Parenting Children from Love of Limits to Limits of Love

It used to be that kids were seen, but not heard.  Now it seems that they are seen, heard, and sometimes in control.  Sure there are still “old school” parents and teachers wielding their power over the children like a Bobby Knight can silence his players and force eye contact with tactics of verbal abuse and physical assaults.  But there are also kids I’ve seen assault their mother in the aisle of the grocery store for not getting what they want.  Perhaps this is a generation of children who are raising their parents to be seen, yet not heard?

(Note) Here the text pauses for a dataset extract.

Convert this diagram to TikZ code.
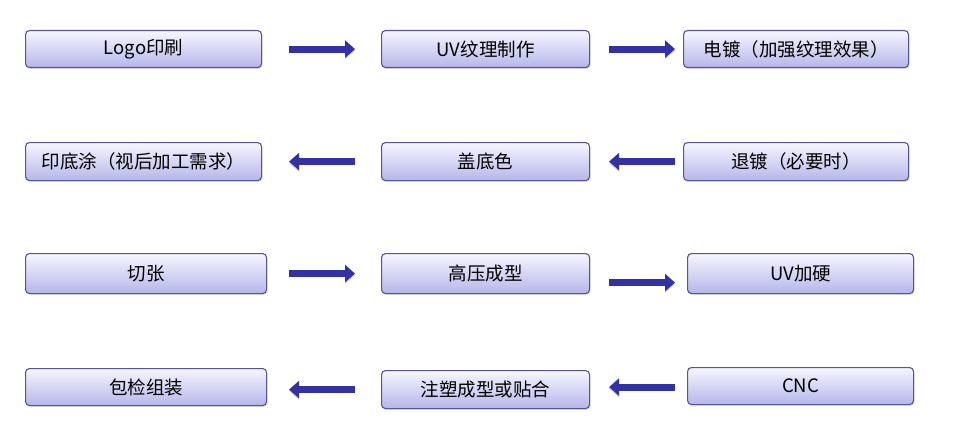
\documentclass[tikz,border=0pt]{standalone}
\usepackage{fontspec}
\setmainfont{Noto Sans CJK SC}
\usepackage{tikz}
\usetikzlibrary{arrows.meta,shadows}
\definecolor{boxline}{RGB}{84,84,150}
\definecolor{boxtop}{RGB}{246,246,255}
\definecolor{boxbottom}{RGB}{182,182,234}
\definecolor{arrowblue}{RGB}{50,50,165}
\tikzset{
    stepbox/.style={draw=boxline,line width=1.1pt,rounded corners=4pt,
        top color=boxtop,bottom color=boxbottom,anchor=north west,
        drop shadow={shadow xshift=1pt,shadow yshift=-1.5pt,opacity=0.25},
        inner sep=0pt,font=\fontsize{18.5}{22}\selectfont},
    flowarrow/.style={arrowblue,line width=7pt,-{Triangle[length=10pt,width=17pt]},
        preaction={draw=black,opacity=0.2,transform canvas={yshift=-1.5pt}}}
}

\begin{document}
\begin{tikzpicture}[x=1pt,y=-1pt]
                \useasboundingbox (0,0) rectangle (959,428);
                % first row
                \node[stepbox,minimum width=236pt,minimum height=37pt] (logo) at (25,30) {Logo印刷};
                \node[stepbox,minimum width=208pt,minimum height=37pt] (uvtex) at (381,30) {UV纹理制作};
                \node[stepbox,minimum width=225pt,minimum height=37pt] (plate) at (683,30) {电镀（加强纹理效果）};
                % second row
                \node[stepbox,minimum width=236pt,minimum height=38pt] (primer) at (25,142) {印底涂（视后加工需求）};
                \node[stepbox,minimum width=208pt,minimum height=38pt] (basecol) at (381,142) {盖底色};
                \node[stepbox,minimum width=225pt,minimum height=38pt] (strip) at (683,142) {退镀（必要时）};
                % third row
                \node[stepbox,minimum width=241pt,minimum height=40pt] (cut) at (25,253) {切张};
                \node[stepbox,minimum width=208pt,minimum height=40pt] (hpf) at (381,253) {高压成型};
                \node[stepbox,minimum width=226pt,minimum height=40pt] (uvhard) at (687,253) {UV加硬};
                % fourth row
                \node[stepbox,minimum width=241pt,minimum height=37pt] (pack) at (25,368) {包检组装};
                \node[stepbox,minimum width=208pt,minimum height=38pt] (mould) at (381,370) {注塑成型或贴合};
                \node[stepbox,minimum width=226pt,minimum height=37pt] (cnc) at (687,367) {CNC};

                \draw[flowarrow,shorten <=27pt,shorten >=26pt] (logo.east) -- (uvtex.west);
                \draw[flowarrow,shorten <=19pt,shorten >=8pt] (uvtex.east) -- (plate.west);
                \draw[flowarrow,shorten <=8pt,shorten >=19pt] (strip.west) -- (basecol.east);
                \draw[flowarrow,shorten <=26pt,shorten >=27pt] (basecol.west) -- (primer.east);
                \draw[flowarrow,shorten <=22pt,shorten >=26pt] (cut.east) -- (hpf.west);
                \draw[flowarrow,shorten <=19pt,shorten >=12pt] ([yshift=-9pt]hpf.east) -- ([yshift=-9pt]uvhard.west);
                \draw[flowarrow,shorten <=12pt,shorten >=19pt] ([yshift=-1pt]cnc.west) -- ([yshift=-1pt]cnc.west -| mould.east);
                \draw[flowarrow,shorten <=26pt,shorten >=22pt] (mould.west) -- (mould.west -| pack.east);
\end{tikzpicture}
\end{document}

Some children today are privileged to play travel sports.  Their parents show up weekend after weekend driving them from tournament to restaurant to motel.  The children ride with their friends, watch their favorite DVD’s, and listen to their favorite music all the while Dad and Mom attempt to talk to each other as long as it isn’t too loud and disruptive.  Parents’ schedules are dictated by children’s play dates, rehearsals, practices, and events.  Children are often fed only what they like and by requiring that they consume anything close to green eggs and ham, is considered insensitive, perhaps abusive. We want our young lads to be happy, comfortable, to feel loved, validated and supported.

Well, this can run wild.  One might retort, “come on, you can’t love children too much”.  In fact, I believe that the love of children has been misunderstood as unwavering support and accommodation.  Developmental psychologists will tell you that the developing person indeed needs to be supported or “emotionally held”.  However, that very same person, in order to grow, needs to experience contradiction, challenge and limits.  The challenge of the “other” in the development of the “self” is to know when to hold and support and when to contradict and challenge. 

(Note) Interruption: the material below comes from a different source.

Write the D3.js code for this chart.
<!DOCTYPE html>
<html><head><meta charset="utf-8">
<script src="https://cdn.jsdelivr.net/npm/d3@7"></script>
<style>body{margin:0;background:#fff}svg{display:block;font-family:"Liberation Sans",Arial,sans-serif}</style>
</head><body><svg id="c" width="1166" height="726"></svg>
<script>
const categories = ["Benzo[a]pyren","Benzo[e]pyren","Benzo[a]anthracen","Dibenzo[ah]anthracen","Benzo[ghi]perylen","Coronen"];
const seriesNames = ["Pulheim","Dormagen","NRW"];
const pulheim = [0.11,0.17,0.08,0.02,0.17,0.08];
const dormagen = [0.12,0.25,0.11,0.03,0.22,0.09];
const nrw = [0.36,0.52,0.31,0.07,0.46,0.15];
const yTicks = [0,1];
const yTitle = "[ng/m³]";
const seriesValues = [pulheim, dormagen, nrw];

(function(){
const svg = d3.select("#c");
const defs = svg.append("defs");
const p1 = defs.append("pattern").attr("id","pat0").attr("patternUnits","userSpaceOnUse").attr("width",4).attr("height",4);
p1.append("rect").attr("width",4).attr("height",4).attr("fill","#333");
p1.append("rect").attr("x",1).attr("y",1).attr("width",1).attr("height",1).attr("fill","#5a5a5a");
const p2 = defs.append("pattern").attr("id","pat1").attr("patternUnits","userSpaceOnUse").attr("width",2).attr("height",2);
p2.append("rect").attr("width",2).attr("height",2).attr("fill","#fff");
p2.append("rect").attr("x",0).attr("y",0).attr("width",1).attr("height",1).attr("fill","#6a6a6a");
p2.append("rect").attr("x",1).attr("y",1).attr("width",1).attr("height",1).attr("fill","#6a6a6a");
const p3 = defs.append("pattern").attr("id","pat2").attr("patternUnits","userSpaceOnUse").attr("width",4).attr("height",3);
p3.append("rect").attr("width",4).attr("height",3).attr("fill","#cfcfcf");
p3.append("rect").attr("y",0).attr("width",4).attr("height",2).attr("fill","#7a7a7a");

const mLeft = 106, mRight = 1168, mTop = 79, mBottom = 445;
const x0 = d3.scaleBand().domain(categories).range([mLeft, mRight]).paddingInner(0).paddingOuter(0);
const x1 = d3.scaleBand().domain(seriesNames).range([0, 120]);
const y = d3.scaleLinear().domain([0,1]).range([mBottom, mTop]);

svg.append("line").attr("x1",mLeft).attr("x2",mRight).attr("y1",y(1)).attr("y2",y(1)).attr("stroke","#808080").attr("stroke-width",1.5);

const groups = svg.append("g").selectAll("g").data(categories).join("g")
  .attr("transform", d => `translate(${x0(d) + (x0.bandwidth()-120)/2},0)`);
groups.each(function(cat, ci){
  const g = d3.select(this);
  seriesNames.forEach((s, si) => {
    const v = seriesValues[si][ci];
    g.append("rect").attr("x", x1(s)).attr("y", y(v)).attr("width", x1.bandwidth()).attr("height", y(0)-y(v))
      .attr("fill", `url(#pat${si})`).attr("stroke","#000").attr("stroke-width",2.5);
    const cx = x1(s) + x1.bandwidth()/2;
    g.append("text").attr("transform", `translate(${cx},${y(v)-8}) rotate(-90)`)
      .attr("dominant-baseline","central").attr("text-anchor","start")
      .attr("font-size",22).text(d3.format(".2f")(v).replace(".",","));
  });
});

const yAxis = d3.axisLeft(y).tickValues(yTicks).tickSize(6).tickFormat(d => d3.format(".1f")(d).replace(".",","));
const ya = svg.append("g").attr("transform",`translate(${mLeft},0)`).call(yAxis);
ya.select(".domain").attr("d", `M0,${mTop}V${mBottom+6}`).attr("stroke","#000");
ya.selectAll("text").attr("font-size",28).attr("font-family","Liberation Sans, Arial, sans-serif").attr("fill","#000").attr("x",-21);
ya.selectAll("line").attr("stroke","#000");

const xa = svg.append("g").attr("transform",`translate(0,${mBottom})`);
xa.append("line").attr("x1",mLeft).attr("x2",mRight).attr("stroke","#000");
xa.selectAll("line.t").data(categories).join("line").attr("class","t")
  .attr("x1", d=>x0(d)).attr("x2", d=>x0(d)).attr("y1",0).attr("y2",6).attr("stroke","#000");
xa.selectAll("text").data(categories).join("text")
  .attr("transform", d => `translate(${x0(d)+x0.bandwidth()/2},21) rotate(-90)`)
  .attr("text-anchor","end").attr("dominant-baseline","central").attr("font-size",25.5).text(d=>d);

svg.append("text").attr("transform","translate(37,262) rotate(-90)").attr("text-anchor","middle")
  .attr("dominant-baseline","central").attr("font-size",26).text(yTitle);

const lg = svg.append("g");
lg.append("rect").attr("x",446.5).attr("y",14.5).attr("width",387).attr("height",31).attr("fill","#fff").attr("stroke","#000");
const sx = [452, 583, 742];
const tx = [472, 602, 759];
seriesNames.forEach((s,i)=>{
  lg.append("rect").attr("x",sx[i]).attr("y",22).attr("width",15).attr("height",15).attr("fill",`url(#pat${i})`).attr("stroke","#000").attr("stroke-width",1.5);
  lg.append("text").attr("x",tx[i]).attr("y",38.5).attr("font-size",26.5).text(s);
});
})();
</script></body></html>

Some parents in the community I raise my children in attempted to lobby the recreational director to change the rules of baseball.  They argued that too many young ballplayers were coming off the bases crying because they didn’t get a chance to run to home.  The parents felt that the cacophony of crying children could be remedied by changing the rule of three outs per inning to five.  This kinder, gentler rule would provide more base runners per inning a chance to cherish the euphoric foot stomp of hitting home base.  The recreational director scoffed at the idea, instead believing that learning the rules of baseball at an early age, even if it meant experiencing disappointment and limits, is ultimately good for the growing butterfly chasing, airplane gazing ballplayers. 

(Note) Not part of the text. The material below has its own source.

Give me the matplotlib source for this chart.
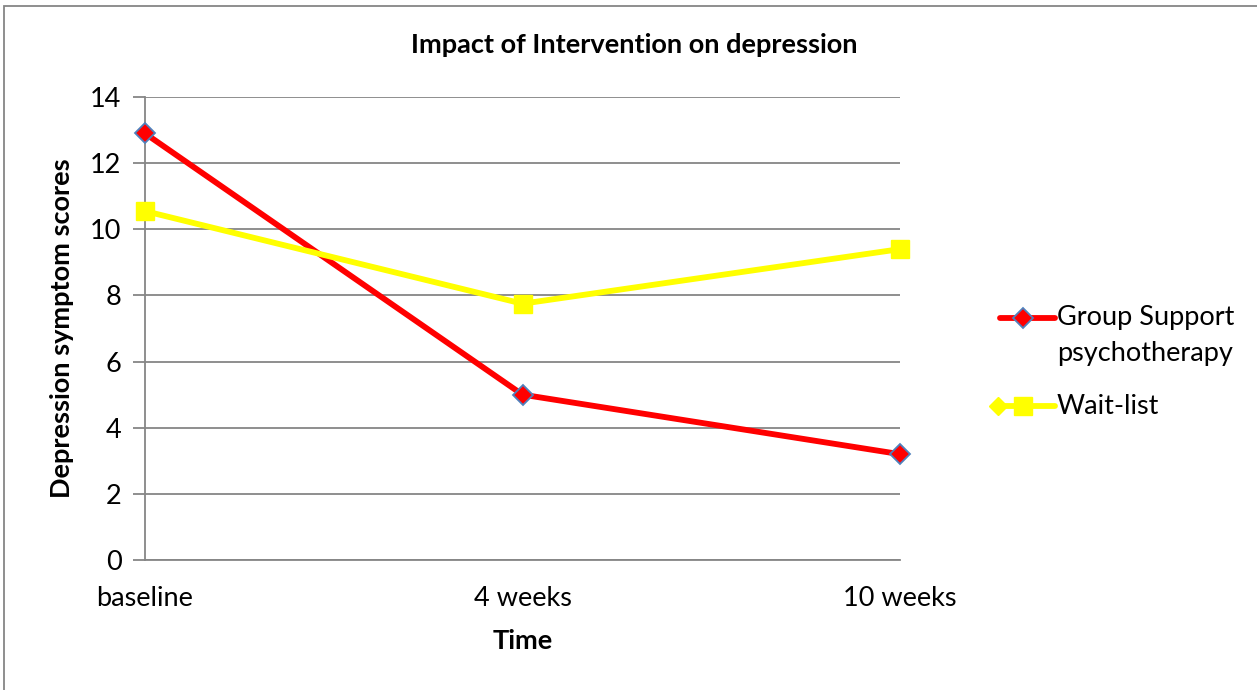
import matplotlib
matplotlib.use("Agg")
import matplotlib.pyplot as plt
from matplotlib.lines import Line2D
from matplotlib.patches import Rectangle

plt.rcParams["font.family"] = ["Lato", "DejaVu Sans"]

time_points = ["baseline", "4 weeks", "10 weeks"]
group_support = [12.9, 5.0, 3.2]
wait_list = [10.55, 7.75, 9.4]
y_ticks = [0, 2, 4, 6, 8, 10, 12, 14]

W, H = 1257, 690
fig = plt.figure(figsize=(W / 100, H / 100), dpi=100)
ax = fig.add_axes([145 / W, 1 - 560 / H, 755 / W, 463 / H])

grid_col = "#868686"
red, blue_edge, yellow = "#FF0000", "#4F81BD", "#FFFF00"
x = list(range(len(time_points)))

ax.plot(x, group_support, color=red, lw=4.2, marker="D", markersize=10,
        markerfacecolor=red, markeredgecolor=blue_edge, markeredgewidth=1.3,
        zorder=3, clip_on=False)
ax.plot(x, wait_list, color=yellow, lw=4.2, marker="s", markersize=13,
        markerfacecolor=yellow, markeredgecolor=yellow,
        zorder=3, clip_on=False)

ax.set_xlim(0, len(time_points) - 1)
ax.set_ylim(0, 14)
ax.set_yticks(y_ticks)
ax.set_xticks(x)
ax.set_xticklabels(time_points)
ax.yaxis.grid(True, color=grid_col, lw=1.3)
ax.set_axisbelow(True)

for side in ("top", "right"):
    ax.spines[side].set_visible(False)
for side in ("left", "bottom"):
    ax.spines[side].set_color(grid_col)
    ax.spines[side].set_linewidth(1.3)

FS = 19.5
ax.tick_params(axis="y", length=9, width=1.3, color=grid_col, labelsize=FS, pad=8)
ax.tick_params(axis="x", length=0, labelsize=FS, pad=19)

ax.set_ylabel("Depression symptom scores", fontsize=FS, fontweight="bold")
ax.yaxis.set_label_coords((62 - 145) / 755, 0.5)
ax.set_xlabel("Time", fontsize=FS, fontweight="bold")
ax.xaxis.set_label_coords(0.5, (560 - 641) / 463)
ax.xaxis.label.set_va("center")
ax.yaxis.label.set_va("center")

fig.text(634 / W, 1 - 45 / H, "Impact of Intervention on depression", ha="center", va="center",
         fontsize=FS, fontweight="bold")

# chart frame
fig.patches.append(Rectangle((4 / W, -0.1), 1.2, 1.1 - 6 / H, transform=fig.transFigure,
                             fill=False, edgecolor=grid_col, lw=1.3))

# legend keys
def fx(px):
    return px / W

def fy(py):
    return 1 - py / H

fig.add_artist(Line2D([fx(1000), fx(1055)], [fy(318), fy(318)], color=red, lw=4.2,
                      solid_capstyle="round", transform=fig.transFigure))
fig.add_artist(Line2D([fx(1023)], [fy(318)], marker="D", markersize=10, markerfacecolor=red,
                      markeredgecolor=blue_edge, markeredgewidth=1.3, transform=fig.transFigure))
fig.add_artist(Line2D([fx(997), fx(1055)], [fy(406), fy(406)], color=yellow, lw=4.2,
                      solid_capstyle="round", transform=fig.transFigure))
fig.add_artist(Line2D([fx(998)], [fy(406)], marker="D", markersize=9, markerfacecolor=yellow,
                      markeredgecolor=yellow, transform=fig.transFigure))
fig.add_artist(Line2D([fx(1023)], [fy(406)], marker="s", markersize=13, markerfacecolor=yellow,
                      markeredgecolor=yellow, transform=fig.transFigure))

fig.text(fx(1057), fy(318), "Group Support", ha="left", va="center", fontsize=FS)
fig.text(fx(1057), fy(354), "psychotherapy", ha="left", va="center", fontsize=FS)
fig.text(fx(1057), fy(406), "Wait-list", ha="left", va="center", fontsize=FS)

fig.savefig("out.png", dpi=100)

I don’t recommend we go back to the days of yore when elders in the church would keep disruptive children in line by subduing them in the half nelson, while their muffled cries into the deacon’s sport-coat could be heard after sustaining a decisive “nuggy” on top of the head.  I think we need a balance.  This generation seems to be riding the permissive pendulum swing to the other side.  Meanwhile, the parents are to be seen, but not heard.  Unfortunately this is familiar ground for a lot of us parenting today, adult children not fully seen by their parents, now struggling to be heard and understood by our children.